In times past, camshaft and valve timing were synchronized based on the exact position of the camshaft gear when the timing chain or belt of an engine was installed. Valve overlap -- the brief period when both intake and exhaust valves are open in any given cylinder -- was controlled only by the design of the camshaft. There was no way to adjust it without modifying the camshaft itself. Traditionally, this was called fixed-valve timing, not to be confused with valve lash, which is the clearance between the rocker arm and push rod on push-rod style engines. This is where variable valve timing comes in.
The Role of the Solenoids
A camshaft actuator solenoid --normally installed in the front of each cylinder head -- is used to precisely control the flow of oil into the camshaft actuator.

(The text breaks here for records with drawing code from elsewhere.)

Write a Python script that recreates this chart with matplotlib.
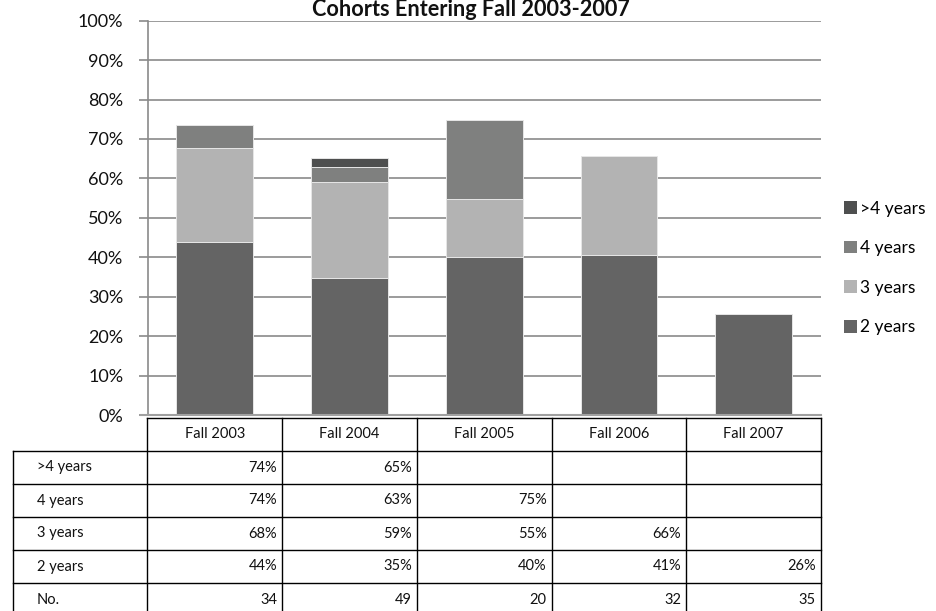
import matplotlib
matplotlib.use('Agg')
import matplotlib.pyplot as plt
from matplotlib.patches import Patch

# ---------------- data ----------------
categories = ['Fall 2003', 'Fall 2004', 'Fall 2005', 'Fall 2006', 'Fall 2007']
series_names = ['2 years', '3 years', '4 years', '>4 years']
# cumulative graduation rates (%); None = no data yet
cum_2y = [43.9, 34.7, 40.1, 40.6, 25.6]
cum_3y = [67.6, 59.1, 54.8, 65.7, None]
cum_4y = [73.5, 62.9, 74.8, None, None]
cum_gt4 = [73.5, 65.2, None, None, None]
cohort_n = [34, 49, 20, 32, 35]
yticks = [0, 10, 20, 30, 40, 50, 60, 70, 80, 90, 100]
title = 'Cohorts Entering Fall 2003-2007'

colors = ['#646464', '#b3b3b3', '#7f807f', '#4e4f4f']

FONT = ['Lato', 'DejaVu Sans']
plt.rcParams['font.family'] = FONT

W, H = 936, 611
fig = plt.figure(figsize=(W / 100, H / 100), dpi=100)

def fx(px):
    return px / W

def fy(py):
    return 1 - py / H

# ---------------- main chart ----------------
ax = fig.add_axes([fx(147.5), fy(415), fx(821) - fx(147.5), fy(20.7) - fy(415)])
ax.set_xlim(-0.5, len(categories) - 0.5)
ax.set_ylim(0, 100)

cums = [cum_2y, cum_3y, cum_4y, cum_gt4]
x = list(range(len(categories)))
prev = [0.0] * len(categories)
for s, (name, cum) in enumerate(zip(series_names, cums)):
    heights, bottoms, xs = [], [], []
    for i, v in enumerate(cum):
        if v is None:
            continue
        xs.append(x[i])
        bottoms.append(prev[i])
        heights.append(v - prev[i])
        prev[i] = v
    ax.bar(xs, heights, bottom=bottoms, width=0.57, color=colors[s],
           edgecolor='#e6e6e6', linewidth=0.7, zorder=3)

ax.set_yticks(yticks)
ax.set_yticklabels([f'{t}%' for t in yticks], fontsize=13, color='#111111')
ax.set_xticks([])
ax.grid(axis='y', color='#8a8a8a', linewidth=1.2, zorder=0)
for sp in ['top', 'right', 'bottom']:
    ax.spines[sp].set_visible(False)
ax.spines['left'].set_color('#8a8a8a')
ax.spines['left'].set_linewidth(1.2)
ax.tick_params(axis='y', length=6.5, width=1.2, color='#8a8a8a', pad=11)
# baseline extending to the left
ax.axhline(0, color='#a0a0a0', linewidth=1.5, xmin=-0.01, zorder=4, clip_on=False)

fig.text(0.503, fy(16.5), title, ha='center', va='baseline',
         fontsize=15.6, fontweight='bold', color='#111111')

handles = [Patch(facecolor=colors[i], edgecolor='none') for i in range(3, -1, -1)]
labels = [series_names[i] for i in range(3, -1, -1)]
fig.legend(handles, labels, loc='center left', bbox_to_anchor=(fx(844), fy(268)),
           frameon=False, fontsize=12.5, handlelength=0.75, handleheight=0.75,
           handletextpad=0.2, labelspacing=1.36, borderpad=0, borderaxespad=0)

# ---------------- data table ----------------
row_h = 33.0
n_rows = 6
tab = fig.add_axes([fx(12.7), fy(418 + row_h * n_rows), fx(821) - fx(12.7), fy(418) - fy(418 + row_h * n_rows)])
tab.set_xlim(-1.5, len(categories) - 0.5)
tab.set_ylim(n_rows, 0)
tab.axis('off')

lw = 1.0
lc = '#000000'
# header row (no left cell)
tab.plot([-0.5, len(categories) - 0.5], [0, 0], color=lc, lw=lw, clip_on=False)
for r in range(1, n_rows + 1):
    tab.plot([-1.5, len(categories) - 0.5], [r, r], color=lc, lw=lw, clip_on=False)
tab.plot([-1.5, -1.5], [1, n_rows], color=lc, lw=lw, clip_on=False)
for c in range(len(categories) + 1):
    tab.plot([c - 0.5, c - 0.5], [0, n_rows], color=lc, lw=lw, clip_on=False)

for i, cat in enumerate(categories):
    tab.text(i, 0.5, cat, ha='center', va='center', fontsize=10.5, color='#111111')

row_labels = ['>4 years', '4 years', '3 years', '2 years', 'No.']
row_vals = [cum_gt4, cum_4y, cum_3y, cum_2y]
for r, lab in enumerate(row_labels):
    yy = r + 1.5
    tab.text(-1.5 + 24 / 134.8, yy, lab, ha='left', va='center', fontsize=10.5, color='#111111')
    for i in range(len(categories)):
        if r < 4:
            v = row_vals[r][i]
            s = '' if v is None else f'{v:.0f}%'
        else:
            s = str(cohort_n[i])
        tab.text(i + 0.5 - 5 / 134.8, yy, s, ha='right', va='center', fontsize=10.5, color='#111111')

fig.savefig('out.png', dpi=100)
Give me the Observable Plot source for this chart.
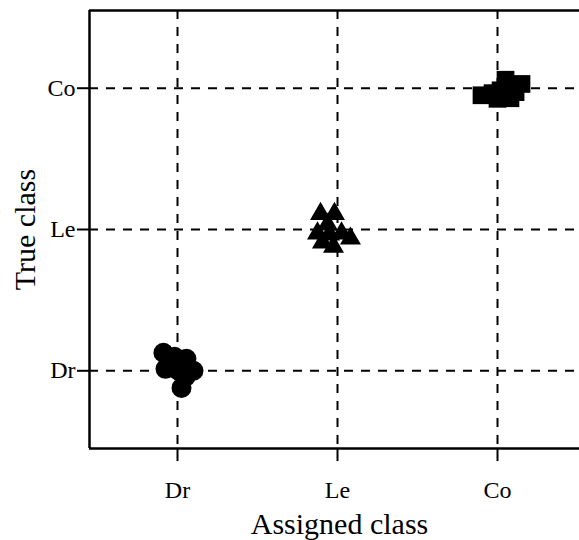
<!DOCTYPE html>
<html>
<head>
<meta charset="utf-8">
<script src="https://cdn.jsdelivr.net/npm/d3@7"></script>
<script src="https://cdn.jsdelivr.net/npm/@observablehq/plot@0.6"></script>
<style>
  html, body { margin: 0; padding: 0; background: #fff; overflow: hidden; }
</style>
</head>
<body>
<div id="chart"></div>
<script>
// Class labels (tick labels) and their positions
const classes = ["Dr", "Le", "Co"];
const classTicks = [1, 2, 3];

// Dr samples (circles): assigned class vs true class (jittered)
const drAssigned = [0.912, 1.056, 1.100, 1.025, 0.925, 1.006, 0.981, 1.050];
const drTrue     = [1.128, 1.085, 1.000, 0.879, 1.014, 1.000, 1.099, 0.957];

// Le samples (triangles)
const leAssigned = [1.894, 1.981, 1.938, 1.875, 1.950, 2.025, 2.081, 1.975, 1.906];
const leTrue     = [2.110, 2.110, 2.035, 1.972, 1.965, 1.972, 1.936, 1.879, 1.908];

// Co samples (squares)
const coAssigned = [2.900, 2.969, 3.050, 3.150, 3.081, 3.019, 3.113, 3.000];
const coTrue     = [2.950, 2.965, 3.060, 3.030, 2.929, 2.985, 2.972, 2.925];

const xDomain = [0.45, 3.5125];
const yDomain = [0.45, 3.55];

const toRows = (xs, ys) => xs.map((x, i) => ({assigned: x, truth: ys[i]}));
const dr = toRows(drAssigned, drTrue);
const le = toRows(leAssigned, leTrue);
const co = toRows(coAssigned, coTrue);

const fmt = d => classes[d - 1];
const dash = {stroke: "black", strokeWidth: 2, strokeDasharray: "9,8"};

const chart = Plot.plot({
  width: 579,
  height: 540,
  marginLeft: 89,
  marginRight: 0,
  marginTop: 10,
  marginBottom: 92,
  style: {fontFamily: "'Liberation Serif', 'Times New Roman', serif", background: "#fff", color: "black"},
  x: {domain: xDomain, axis: null},
  y: {domain: yDomain, axis: null},
  marks: [
    Plot.ruleX(classTicks, dash),
    Plot.ruleY(classTicks, dash),
    Plot.dot(dr, {x: "assigned", y: "truth", symbol: "circle", r: 10, fill: "black", stroke: "none"}),
    Plot.dot(le, {x: "assigned", y: "truth", symbol: "triangle", r: 7.8, fill: "black", stroke: "none"}),
    Plot.dot(co, {x: "assigned", y: "truth", symbol: "square", r: 10, fill: "black", stroke: "none"}),
    Plot.ruleX([xDomain[0]], {stroke: "black", strokeWidth: 2.5}),
    Plot.ruleY(yDomain, {stroke: "black", strokeWidth: 2.5}),
    Plot.axisX(classTicks, {anchor: "bottom", tickSize: 13, tickPadding: 19, tickFormat: fmt, fontSize: 24, strokeWidth: 2, label: null, color: "black"}),
    Plot.axisY(classTicks, {anchor: "left", tickSize: 12, tickPadding: 2, tickFormat: fmt, fontSize: 24, strokeWidth: 2, label: null, color: "black"}),
    Plot.text(["Assigned class"], {frameAnchor: "bottom", textAnchor: "middle", lineAnchor: "bottom", dy: 85, dx: 5, fontSize: 30, fill: "black"}),
    Plot.text(["True class"], {frameAnchor: "left", textAnchor: "middle", lineAnchor: "middle", dx: -64, rotate: -90, fontSize: 30, fill: "black"})
  ]
});
document.getElementById("chart").appendChild(chart);
</script>
</body>
</html>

This changes the rotation of the camshaft to adjust valve timing and valve overlap on the go. These solenoids are used to control both exhaust and intake camshafts, creating the possibility of lower emissions -- and essentially decommissioning exhaust gas recirculation valves -- as well as better performance and fuel economy. In typical designs, the solenoids are in their parked position when the engine is off and immediately after it has started. Once oil pressure builds, the powertrain control module adjusts camshaft timing via the actuator solenoid depending on things like engine speed, throttle position, manifold pressure, engine load, barometric pressure and the position of the crankshaft.
A trouble code related to either camshaft actuator solenoid doesn't necessarily mean the solenoid has failed. If you don't change your oil on a regular basis, gunk buildup will form and block oil flow into the actuator. The PCM notices the camshaft didn't adjust as it was intended to and sets a trouble code related to the actuator solenoid.